Читать «Лишь бы жить» онлайн - страница 3

Линор Горалик

Катя Голубева

***

В моей семье почти не говорили о войне. Некому. Вернулся один прадед из четырех. Вернулся в 47 году. Бабушка как-то раз сказала, что из плена. Болел и умер в 52-м. Один погиб на Курской дуге. Двое других — без вести. Только одна бабушка рассказывала иногда, как немцы в деревню приходили за едой. Не трогали никого. Только дверь откроет солдат, скажет «Баба, яйки, млеко есть?» Бабушка передразнивала, как они неловко по-русски говорили. А вторая рассказывала, как из гнилой картошки (остальную подъели уже или на семена), мать ее драники делала и всех соседей угощала. Тогда всем делились, всем. И как ели жмых. И что тогда это было вкуснее, чем сейчас любая булка хлеба.

Ira Zvereva

***

Дедушка со стороны папы — Иван Гаврилович Луговской — прошел почти всю войну (был ранен весной 45-го, почти год лежал по госпиталям, два осколка из головы так и не смогли вытащить: сочли, что слишком опасно. Судя по всему, это было верным решением — они его особо не беспокоили, вел он весьма насыщенную, в том числе и интеллектуально, жизнь, умер в 1994 году от рака). Имел несколько наград. Никогда о войне ничего не рассказывал, уклонялся от всех попыток притащить его в качестве ветерана в школу. А друзья с войны остались, порой приходили в гости к нам — но тоже беседовали о делах повседневных. Уже после его смерти к нам приехал какой-то дальний родственник, вроде бы воевавший с ним. Он рассказал, что за всю войну дед так никого и не убил — просто потому, что не хотел стрелять в живых людей, пусть даже врагов.

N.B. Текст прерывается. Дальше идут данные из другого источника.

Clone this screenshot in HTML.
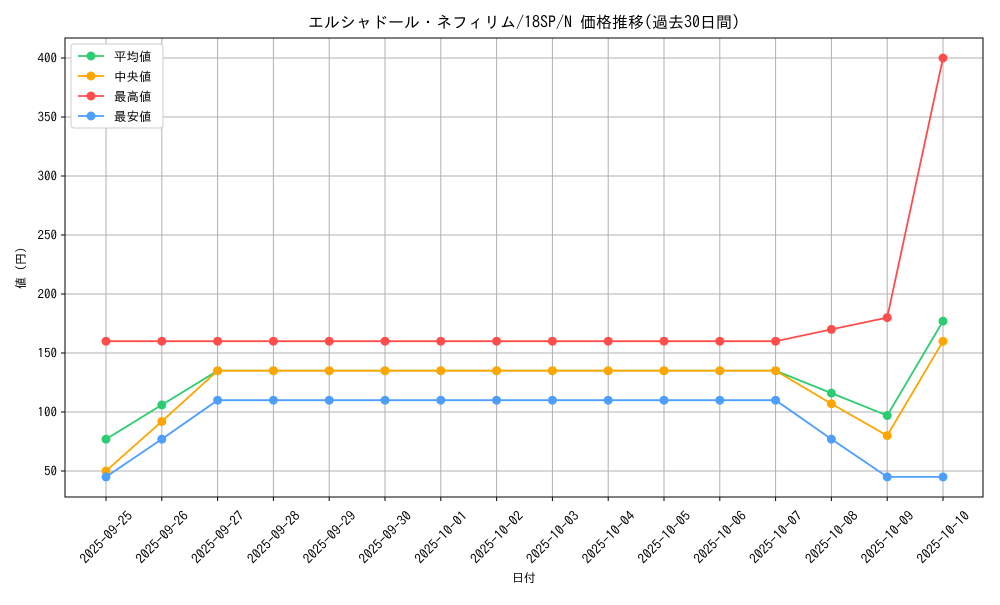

Правда это или нет — я не знаю.

Tanda Lugovskaya

***

Самым близким другом отца, спасшим ему жизнь на войне, был дядя Саша (Александр Моисеевич Каренман), который стал известным адвокатом в Киеве и каждый год принимал нашу семью у себя в гостях, в трехкомнатной квартире в Нивках. Отец с дядей Сашей часто вспоминали былые дни и однополчан, но мне запомнился веселый эпизод из их историй. После взятия Берлина Советской армией границ как таковых не существовало, и два бравых гвардейца (отец начинал комиссаром одного из первых дивизионов «Катюш», сформированных в Москве) Солонько и Каренман решили посетить Париж на трофейном «Мерседесе». Сказано — сделано, загрузили несколько ящиков шнапса и в путь. Четыре дня отсутствовали в части, если бы узнали — не поздоровилось бы. Я все допытывался:

— Ну и как Париж?

— А никак, только башню и помню.

Alexander Solonko

***

Брат бабушки, Давид, во время атаки был ранен. Потом в атаку пошли немцы. Его, раненого, расстреляли в упор, в голову. После боя трупы покидали в сторонке, друг вытащил прощальное письмо — они все носили под сердцем — и отправил родным. Уже перед тем, как скидывать в братскую могилу, кто-то заметил, что Давид дышит. Выжил чудом, но потерял глаз и зрение. Несколько месяцев по госпиталям, домой о ранении не писал, не хотел возвращаться инвалидом. Позже зрение на одном глазу восстановилось. Бабушка рассказывала, что мама ее потеряла сознание, увидев давно оплаканного сына на пороге. Всю жизнь ходил с повязкой на глазу. Мы, малышня, поначалу боялись его из-за этого, потом привыкли. Помню его огромным, веселым и добрым. Удивительно, его отец — мой прадед — потерял тот же глаз в Первую мировую.